1920 zieht die Kantonsschule Zug ins imposante Schulgebäude der Athene ein – mit rund 100 Schülern und einigen wenigen Schülerinnen. Der Name Athene ist Programm und Auftrag: humanistische Bildung, orientiert an der griechisch-römischen Klassik – für unzählige Gymnasiastinnen und Gymnasiasten. 50 Jahre später zählt die Schule über 700 Personen. Das Bauwerk ist zu klein geworden. 1975 zieht das Zuger Gymnasium an einen neuen Standort – nach einem rauschenden Abschiedsfest und einer «wilden Nacht mit Athene».[2]
Der alte Schulpalast von 1870 soll einem Neubau weichen. Doch eine Volksinitiative rettet diesen Zeitzeugen und Erinnerungsort vieler Gymnasialjahrgänge vor dem Abriss. Das Gebäude wird sorgfältig renoviert.[3] Heute beherbergt die Athene die kantonale Fachmittelschule FMS und die Berufsvorbereitungsschule BVS.

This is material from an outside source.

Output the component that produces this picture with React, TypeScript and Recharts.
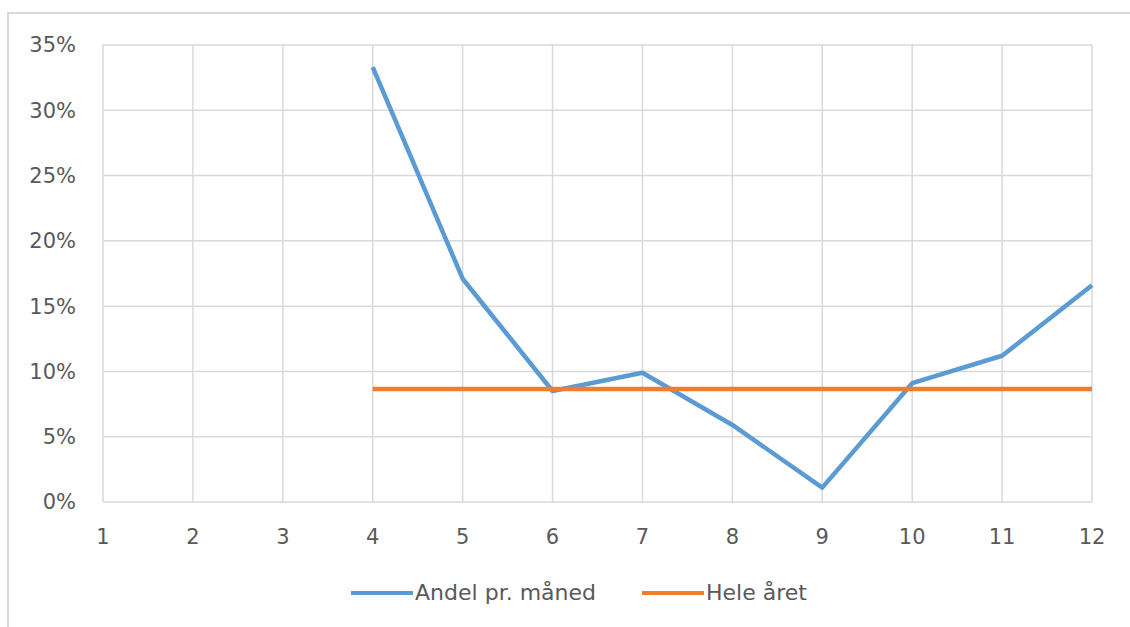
import React from "react";
import { LineChart, Line, XAxis, YAxis, CartesianGrid, Legend } from "recharts";

const months = [1, 2, 3, 4, 5, 6, 7, 8, 9, 10, 11, 12];
const andelPrManed = [null, null, null, 33.3, 17.1, 8.5, 9.9, 5.9, 1.1, 9.1, 11.2, 16.6];
const heleAret = [null, null, null, 8.65, 8.65, 8.65, 8.65, 8.65, 8.65, 8.65, 8.65, 8.65];
const yTicks = [0, 5, 10, 15, 20, 25, 30, 35];

const data = months.map((m, i) => ({
  month: m,
  andel: andelPrManed[i],
  hele: heleAret[i],
}));

const FONT = "'DejaVu Sans', 'Noto Sans', sans-serif";
const TEXT = "#595959";

const renderLegend = (props: any) => {
  const { payload } = props;
  return (
    <div style={{ display: "flex", justifyContent: "center", alignItems: "center", fontFamily: FONT, fontSize: 22, color: TEXT, paddingLeft: 28 }}>
      {payload.map((p: any, i: number) => (
        <div key={i} style={{ display: "flex", alignItems: "center", marginLeft: i === 0 ? 0 : 46 }}>
          <div style={{ width: 62, height: 4, background: p.color, marginRight: 2 }} />
          <span>{p.value}</span>
        </div>
      ))}
    </div>
  );
};

const App: React.FC = () => {
  return (
    <div style={{ position: "absolute", left: 0, top: 0, width: 1130, height: 627, background: "#fff" }}>
      <div style={{ position: "absolute", left: 7, top: 12, right: 0, bottom: 0, borderTop: "2px solid #D9D9D9", borderLeft: "2px solid #D9D9D9" }} />
      <LineChart width={1130} height={627} data={data} margin={{ top: 45, right: 38, left: 0, bottom: 0 }}>
        <CartesianGrid stroke="#D9D9D9" strokeWidth={1.5} />
        <XAxis
          dataKey="month"
          height={125}
          axisLine={false}
          tickLine={false}
          tickSize={0}
          tickMargin={27}
          interval={0}
          tick={{ fill: TEXT, fontSize: 21, fontFamily: FONT }}
        />
        <YAxis
          width={103}
          domain={[0, 35]}
          ticks={yTicks}
          axisLine={false}
          tickLine={false}
          tickSize={0}
          tickMargin={27}
          tickFormatter={(v: number) => `${v}%`}
          tick={{ fill: TEXT, fontSize: 21, fontFamily: FONT }}
        />
        <Legend verticalAlign="middle" content={renderLegend} wrapperStyle={{ top: 580, left: 0, width: 1130 }} />
        <Line name="Andel pr. måned" dataKey="andel" stroke="#5B9BD5" strokeWidth={4.5} dot={false} strokeLinejoin="round" isAnimationActive={false} />
        <Line name="Hele året" dataKey="hele" stroke="#ED7D31" strokeWidth={4.5} dot={false} isAnimationActive={false} />
      </LineChart>
    </div>
  );
};

export default App;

Bildung als Bergaufprozess
Das «Volk im Zwilch», die einfachen Leute, aus seiner Not herausführen und emporführen – und es dem «Volk in Seide» über Bildung gleichstellen, das ist Johann Heinrich Pestalozzis Idee, davon träumen die Repräsentanten der Helvetik, das realisiert der neue Bundesstaat von 1848. Doch Bildung ist anstrengend und anspruchsvoll, lernen und sich bilden ein steter Bergaufprozess und kein linearer Schnellpfad – das weiss die Gründergeneration der Schweizer Volksschule. Die Treppe zum Schulhaus symbolisiert es. Viele alte Schulhäuser erinnern an diesen Aufbruch – und den Aufstieg zur Bildung.
Die repräsentativen Schulgebäude von damals zeigen zugleich, welche eindrückliche Form man der Formatio, der Bildung, gegeben hat: Der Weg führte aus der engen, stickigen Schulstube hinaus zum majestätischen Bildungstempel. Bildung als Befreiung. Ganz im Sinne des Philosophen Immanuel Kant. Das erstaunt nicht. Die frühen Promotoren einer besseren Bildung waren vielfach am Denker aus Königsberg geschult. Das galt für Stapfer wie für Pestalozzi.
[1] Die Mädchen gehen weiterhin zu den Lehrschwestern von Maria Opferung oberhalb der Stadt Zug zur Schule.
[2] Andreas Grosz: ATHENE oder: Aus der Schule plaudern. In: NZZ, 25./26.02.1989, S. 86-88
[3] Renato Morosoli: Göttin am Zugersee. In: Personalziitig 86/2018, S. 14f.